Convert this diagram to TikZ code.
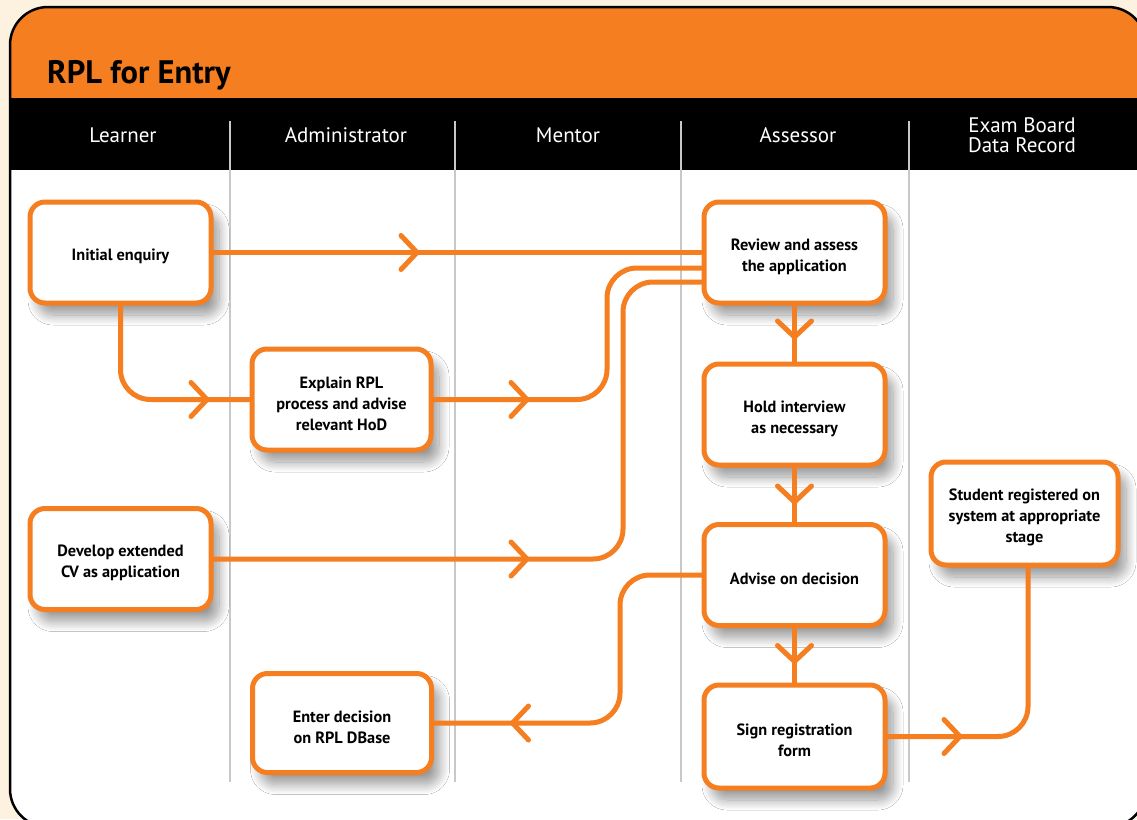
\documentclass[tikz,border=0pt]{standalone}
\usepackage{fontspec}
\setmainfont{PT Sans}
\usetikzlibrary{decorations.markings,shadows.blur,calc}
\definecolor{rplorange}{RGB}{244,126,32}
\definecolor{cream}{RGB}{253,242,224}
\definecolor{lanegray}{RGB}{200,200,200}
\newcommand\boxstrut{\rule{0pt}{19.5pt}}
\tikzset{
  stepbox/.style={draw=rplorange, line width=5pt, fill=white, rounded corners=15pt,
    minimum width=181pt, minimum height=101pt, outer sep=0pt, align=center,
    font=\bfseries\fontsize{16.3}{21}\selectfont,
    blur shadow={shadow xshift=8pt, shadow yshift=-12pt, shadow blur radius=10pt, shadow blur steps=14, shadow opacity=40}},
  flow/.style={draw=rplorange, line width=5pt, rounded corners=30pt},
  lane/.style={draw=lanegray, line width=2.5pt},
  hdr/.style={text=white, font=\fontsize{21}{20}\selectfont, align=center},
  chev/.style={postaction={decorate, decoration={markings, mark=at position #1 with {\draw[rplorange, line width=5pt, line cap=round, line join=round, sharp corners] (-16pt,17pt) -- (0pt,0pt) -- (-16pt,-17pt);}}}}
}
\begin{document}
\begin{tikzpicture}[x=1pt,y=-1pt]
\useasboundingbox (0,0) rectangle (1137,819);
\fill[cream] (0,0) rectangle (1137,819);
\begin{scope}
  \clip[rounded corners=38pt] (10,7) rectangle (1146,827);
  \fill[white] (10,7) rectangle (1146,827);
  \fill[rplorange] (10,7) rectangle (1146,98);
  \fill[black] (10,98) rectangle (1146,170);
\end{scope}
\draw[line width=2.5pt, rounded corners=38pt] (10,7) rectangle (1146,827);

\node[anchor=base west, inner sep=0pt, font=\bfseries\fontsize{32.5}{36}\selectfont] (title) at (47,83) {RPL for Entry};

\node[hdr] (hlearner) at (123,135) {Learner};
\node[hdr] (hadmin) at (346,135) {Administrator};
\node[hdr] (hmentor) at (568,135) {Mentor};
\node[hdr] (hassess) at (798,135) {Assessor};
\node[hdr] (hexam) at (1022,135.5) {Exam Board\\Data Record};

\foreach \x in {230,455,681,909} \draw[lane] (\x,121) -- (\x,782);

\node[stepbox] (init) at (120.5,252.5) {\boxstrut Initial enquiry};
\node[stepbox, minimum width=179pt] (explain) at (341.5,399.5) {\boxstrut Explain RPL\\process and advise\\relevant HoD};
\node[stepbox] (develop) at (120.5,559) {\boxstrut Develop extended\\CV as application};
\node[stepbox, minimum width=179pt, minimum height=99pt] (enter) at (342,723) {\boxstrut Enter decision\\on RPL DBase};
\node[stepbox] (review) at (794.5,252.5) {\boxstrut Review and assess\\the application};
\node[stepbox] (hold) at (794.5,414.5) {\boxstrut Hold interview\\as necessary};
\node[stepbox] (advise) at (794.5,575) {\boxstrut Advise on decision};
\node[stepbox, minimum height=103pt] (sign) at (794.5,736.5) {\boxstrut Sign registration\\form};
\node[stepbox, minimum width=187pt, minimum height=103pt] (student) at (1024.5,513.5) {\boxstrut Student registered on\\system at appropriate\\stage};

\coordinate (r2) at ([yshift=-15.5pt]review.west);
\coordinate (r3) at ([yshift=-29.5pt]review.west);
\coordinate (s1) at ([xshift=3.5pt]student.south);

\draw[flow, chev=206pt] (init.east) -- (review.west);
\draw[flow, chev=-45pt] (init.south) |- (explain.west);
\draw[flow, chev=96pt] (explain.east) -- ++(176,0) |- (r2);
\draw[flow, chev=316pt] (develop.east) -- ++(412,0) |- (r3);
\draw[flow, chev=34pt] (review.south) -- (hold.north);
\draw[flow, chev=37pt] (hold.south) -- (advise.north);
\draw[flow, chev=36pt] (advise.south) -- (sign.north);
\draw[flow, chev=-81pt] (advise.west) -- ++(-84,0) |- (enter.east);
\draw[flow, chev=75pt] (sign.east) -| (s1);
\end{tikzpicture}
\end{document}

Work to complete » Return, unchanged, the lines from the first line of the material through the line that holds "(title) at (47,83)", inclusive, omitting pictures.

Exercise result »
Convert this diagram to TikZ code.
\documentclass[tikz,border=0pt]{standalone}
\usepackage{fontspec}
\setmainfont{PT Sans}
\usetikzlibrary{decorations.markings,shadows.blur,calc}
\definecolor{rplorange}{RGB}{244,126,32}
\definecolor{cream}{RGB}{253,242,224}
\definecolor{lanegray}{RGB}{200,200,200}
\newcommand\boxstrut{\rule{0pt}{19.5pt}}
\tikzset{
  stepbox/.style={draw=rplorange, line width=5pt, fill=white, rounded corners=15pt,
    minimum width=181pt, minimum height=101pt, outer sep=0pt, align=center,
    font=\bfseries\fontsize{16.3}{21}\selectfont,
    blur shadow={shadow xshift=8pt, shadow yshift=-12pt, shadow blur radius=10pt, shadow blur steps=14, shadow opacity=40}},
  flow/.style={draw=rplorange, line width=5pt, rounded corners=30pt},
  lane/.style={draw=lanegray, line width=2.5pt},
  hdr/.style={text=white, font=\fontsize{21}{20}\selectfont, align=center},
  chev/.style={postaction={decorate, decoration={markings, mark=at position #1 with {\draw[rplorange, line width=5pt, line cap=round, line join=round, sharp corners] (-16pt,17pt) -- (0pt,0pt) -- (-16pt,-17pt);}}}}
}
\begin{document}
\begin{tikzpicture}[x=1pt,y=-1pt]
\useasboundingbox (0,0) rectangle (1137,819);
\fill[cream] (0,0) rectangle (1137,819);
\begin{scope}
  \clip[rounded corners=38pt] (10,7) rectangle (1146,827);
  \fill[white] (10,7) rectangle (1146,827);
  \fill[rplorange] (10,7) rectangle (1146,98);
  \fill[black] (10,98) rectangle (1146,170);
\end{scope}
\draw[line width=2.5pt, rounded corners=38pt] (10,7) rectangle (1146,827);

\node[anchor=base west, inner sep=0pt, font=\bfseries\fontsize{32.5}{36}\selectfont] (title) at (47,83) {RPL for Entry};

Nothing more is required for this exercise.